© JUNGE FREIHEIT Verlag GmbH & Co. www.jungefreiheit.de 42/07 12. Oktober 2007

Der große Unzeitgemäße
Nachruf: Walter Kempowskis Bücher wird man künftig von Hand zu Hand weiterreichen
Thorsten Hinz

Sein letzter, im vergangenen Herbst erschienener Roman trägt den melancholischen Titel "Alles umsonst". Darin läßt Walter Kempowski den 12jährigen Peter das letzte Boot besteigen, das aus dem umkämpften Ostpreußen ablegt. Der Nachbar aus dem Heimatdorf, ein strammer Parteigenosse, der Peters Familie bespitzelt und denunziert hat, räumt für ihn den Platz. "War nun alles gut?"

Die Frage, mit der das Buch endet, ist natürlich eine rhetorische. Denn selbst wenn das Kind heil im Westen ankommt, es dem Malstrom der Geschichte entrinnt, wird es vom Tod der Eltern und der Tante, vom Heimatverlust, vom gesehenen und erlittenen Elend fürs Leben gezeichnet sein. Mitten im großen Chaos hält Peter Mikroskop und Fernglas fest an sich gepreßt. Von jeher hat er eine Vorliebe für optische Geräte gehabt, um die Dinge möglichst genau in den Blick zu bekommen und sie sich einzuprägen. Wenn es schon nicht gut werden kann, dann soll es wenigstens nicht umsonst gewesen sein und erinnert werden! Wie sein kleiner literarischer Held (und das Alter ego seiner Kindertage) mit dem Fernglas hantiert, so hat Walter Kempowski das Echolot hinabgelassen, um Tiefen und Untiefen der deutschen Geschichte so genau und ehrlich wie möglich auszumessen.

Die Schicksalsschläge, die Kempows­ki in frühen Jahren empfing, betrafen Angehörige seiner Generation gar nicht so selten. Gleichwohl hätten sie für mehrere Leben gereicht. Der Sohn eines Rostocker Reeders wurde 1929 in privilegierte Verhältnisse hineingeboren. Die Großeltern besaßen eine Villa in der Stephanstraße, bis heute die Nobelgegend der Stadt. Doch war ihm vor allem das Zeitalter der Ideologien beschieden, denen er aus früher Lebensklugheit heraus mißtraute.

Im Dritten Reich hörte er lieber Jazzplatten, als dem Ruf der Hitler-Jugend zu folgen.

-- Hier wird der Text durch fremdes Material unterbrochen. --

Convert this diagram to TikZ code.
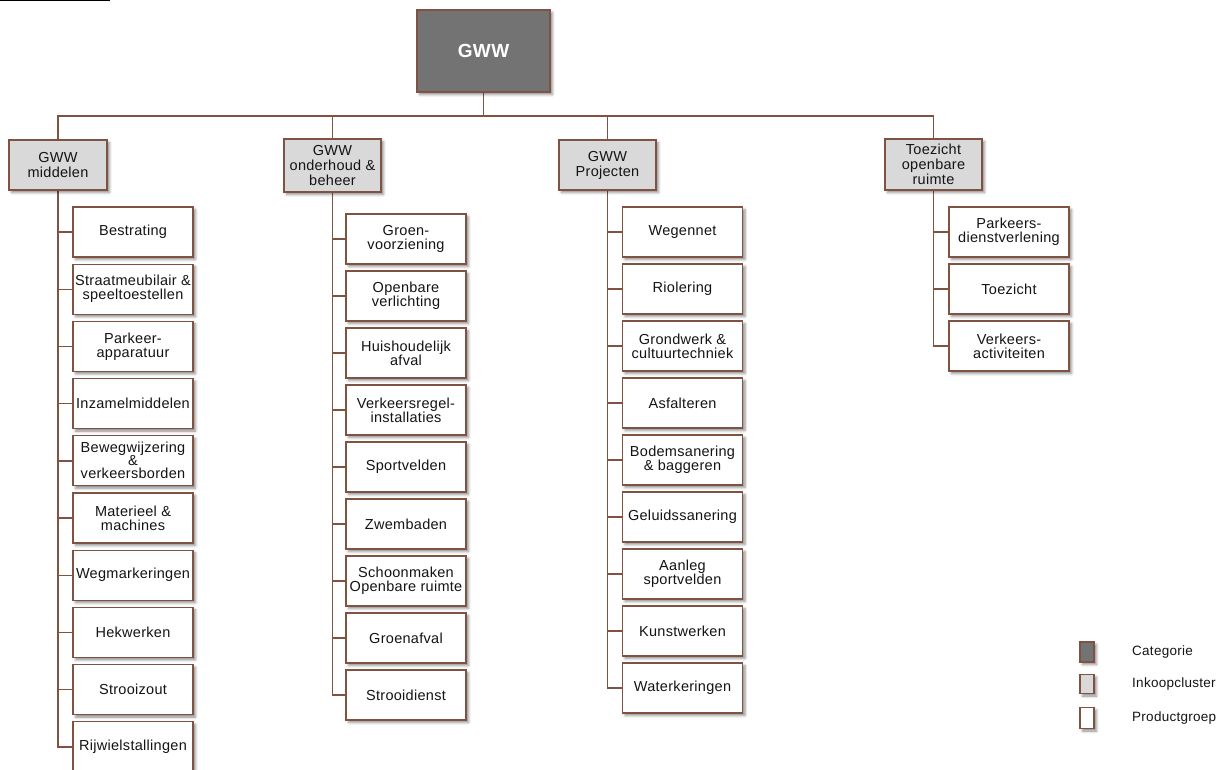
\documentclass[tikz,border=0pt]{standalone}
\usepackage{fontspec}
\setmainfont{Liberation Sans}[LetterSpace=2]
\usetikzlibrary{shadows.blur}
\pgfdeclarelayer{background}
\pgfsetlayers{background,main}
\definecolor{brn}{RGB}{128,82,66}
\definecolor{catfill}{RGB}{115,115,115}
\definecolor{clfill}{RGB}{217,217,217}
\definecolor{txt}{RGB}{20,20,20}
\begin{document}
\begin{tikzpicture}[x=1pt,y=-1pt,
 shad/.style={blur shadow={shadow xshift=2.5pt,shadow yshift=-2.5pt,shadow blur radius=2.5pt,shadow opacity=45}},
 base/.style={draw=brn,line width=1.1pt,align=center,inner sep=1pt,font=\fontsize{14.5}{15}\selectfont,text=txt,shad},
 catbox/.style={base,fill=catfill,minimum width=133pt,minimum height=82pt,text=white,font=\fontsize{19}{20}\selectfont\bfseries},
 clbox/.style={base,fill=clfill,minimum width=97pt,minimum height=51pt},
 prbox/.style={base,fill=white,minimum width=120pt,minimum height=50pt,font=\fontsize{14.5}{14}\selectfont},
 conn/.style={draw=brn,line width=1.4pt},
 legsq/.style={draw=brn,line width=1.1pt,minimum width=14pt,minimum height=20pt,inner sep=0pt,shad},
 legtx/.style={anchor=west,font=\fontsize{13.5}{15}\selectfont,text=txt,inner sep=0pt}]
\useasboundingbox (0,0) rectangle (1223,769);
\draw[black,line width=1pt] (0,0.5) -- (110,0.5);

% top
\node[catbox] (gww) at (483.5,51) {GWW};
\coordinate (bus) at (483.5,116);

% clusters
\node[clbox,minimum width=98pt,minimum height=50pt] (c1) at (58,165) {GWW\\middelen};
\node[clbox,minimum height=53pt] (c2) at (332.5,165.5) {GWW\\onderhoud \&\\beheer};
\node[clbox,minimum height=50pt] (c3) at (607.5,165) {GWW\\Projecten};
\node[clbox,minimum height=51pt] (c4) at (933.5,164.5) {Toezicht\\openbare\\ruimte};

% column 1
\foreach \t [count=\i from 0] in {Bestrating,{Straatmeubilair \&\\speeltoestellen},{Parkeer-\\apparatuur},Inzamelmiddelen,{Bewegwijzering\\[-1pt]\&\\[-1pt]verkeersborden},{Materieel \&\\machines},Wegmarkeringen,Hekwerken,Strooizout,Rijwielstallingen}
  \node[prbox] (a\i) at (133,232+57.2*\i) {\t};
% column 2
\foreach \t [count=\i from 0] in {{Groen-\\voorziening},{Openbare\\verlichting},{Huishoudelijk\\afval},{Verkeersregel-\\installaties},Sportvelden,Zwembaden,{Schoonmaken\\Openbare ruimte},Groenafval,Strooidienst}
  \node[prbox] (b\i) at (406,239+57*\i) {\t};
% column 3
\foreach \t [count=\i from 0] in {Wegennet,Riolering,{Grondwerk \&\\cultuurtechniek},Asfalteren,{Bodemsanering\\\& baggeren},Geluidssanering,{Aanleg\\sportvelden},Kunstwerken,Waterkeringen}
  \node[prbox] (p\i) at (682.5,232+57*\i) {\t};
% column 4
\foreach \t [count=\i from 0] in {{Parkeers-\\dienstverlening},Toezicht,{Verkeers-\\activiteiten}}
  \node[prbox] (t\i) at (1009,232+57*\i) {\t};

% legend
\node[legsq,fill=catfill] (l1) at (1087,652) {};
\node[legsq,fill=clfill,minimum height=19pt] (l2) at (1087,684) {};
\node[legsq,fill=white,minimum height=21pt] (l3) at (1087,718) {};
\node[legtx] (lt1) at (1132,652) {Categorie};
\node[legtx] (lt2) at (1132,684) {Inkoopcluster};
\node[legtx] (lt3) at (1132,718) {Productgroep};

\begin{pgfonlayer}{background}
\draw[conn] (gww.south) -- (bus);
\foreach \c in {c1,c2,c3,c4} \draw[conn] (bus) -| (\c.north);
\foreach \i in {0,...,9} \draw[conn] (c1.south) |- (a\i.west);
\foreach \i in {0,...,8} \draw[conn] (c2.south) |- (b\i.west);
\foreach \i in {0,...,8} \draw[conn] (c3.south) |- (p\i.west);
\foreach \i in {0,...,2} \draw[conn] (c4.south) |- (t\i.west);
\end{pgfonlayer}
\end{tikzpicture}
\end{document}
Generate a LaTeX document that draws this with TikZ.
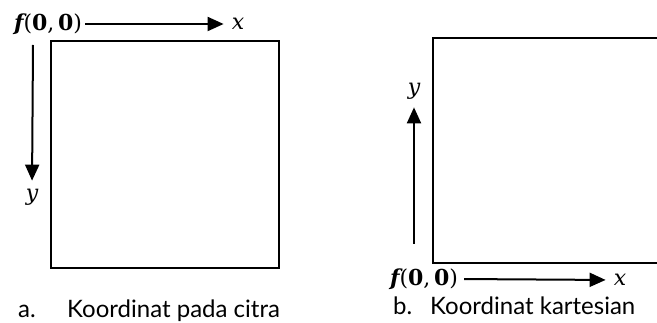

In der Sowjetischen Besatzungszone schloß er sich dem (aus Memel stammenden) Rostocker Jungliberalen Arno Esch an, der wegen Widerstands gegen die stalinistische Gleichschaltung einem Justizmord der Sowjets zum Opfer fiel: ein idealistischer Held wie die Mitglieder der Weißen Rose, heute fast vergessen. 1948 verschwand Kempowski für acht Jahre im Zuchthaus, weil er Informationen gesammelt hatte, daß die Russen über das Reparationssoll hinaus ihre Besatzungszone als Selbstbedienungsladen betrachteten. Unter Qualen bezichtigte er seine Mutter der Mitwisserschaft, die es nicht gab. Sie kam ebenfalls für mehrere Jahre ins Zuchthaus. Die Schuldgefühle darüber sollten ihn ein Leben lang nicht loslassen.

Die Bundesrepublik mochte seinen Widerstand und die erlittene Haft nicht honorieren, der Staat nicht und erst recht nicht das bundesdeutsche Kulturmilieu. Kempowski hatte versucht, in die Vorrechte einer Siegermacht einzugreifen - wie hätte das halbsouveräne Bonn das gutheißen können? Und war sein Antikommunismus nicht anrüchig? Gewiß, die DDR besaß unschöne Eigenschaften, aber hatte sie dafür nicht mit Stumpf und Stiel den Faschismus ausgerottet? Und was sollte es heißen, wenn Kempowski behauptete, daß er an der deutschen Teilung litt? War denn die Mauer nicht die Strafe für Auschwitz, also mehr als angemessen? Kempowskis bitterböse Bonmots, die lange als Granteleien eines Frühvergreisten belächelt wurden, sie waren ein höchst feinsinniger Kommentar zu den Idiotien, die das deutsche Tollhaus erfüllten!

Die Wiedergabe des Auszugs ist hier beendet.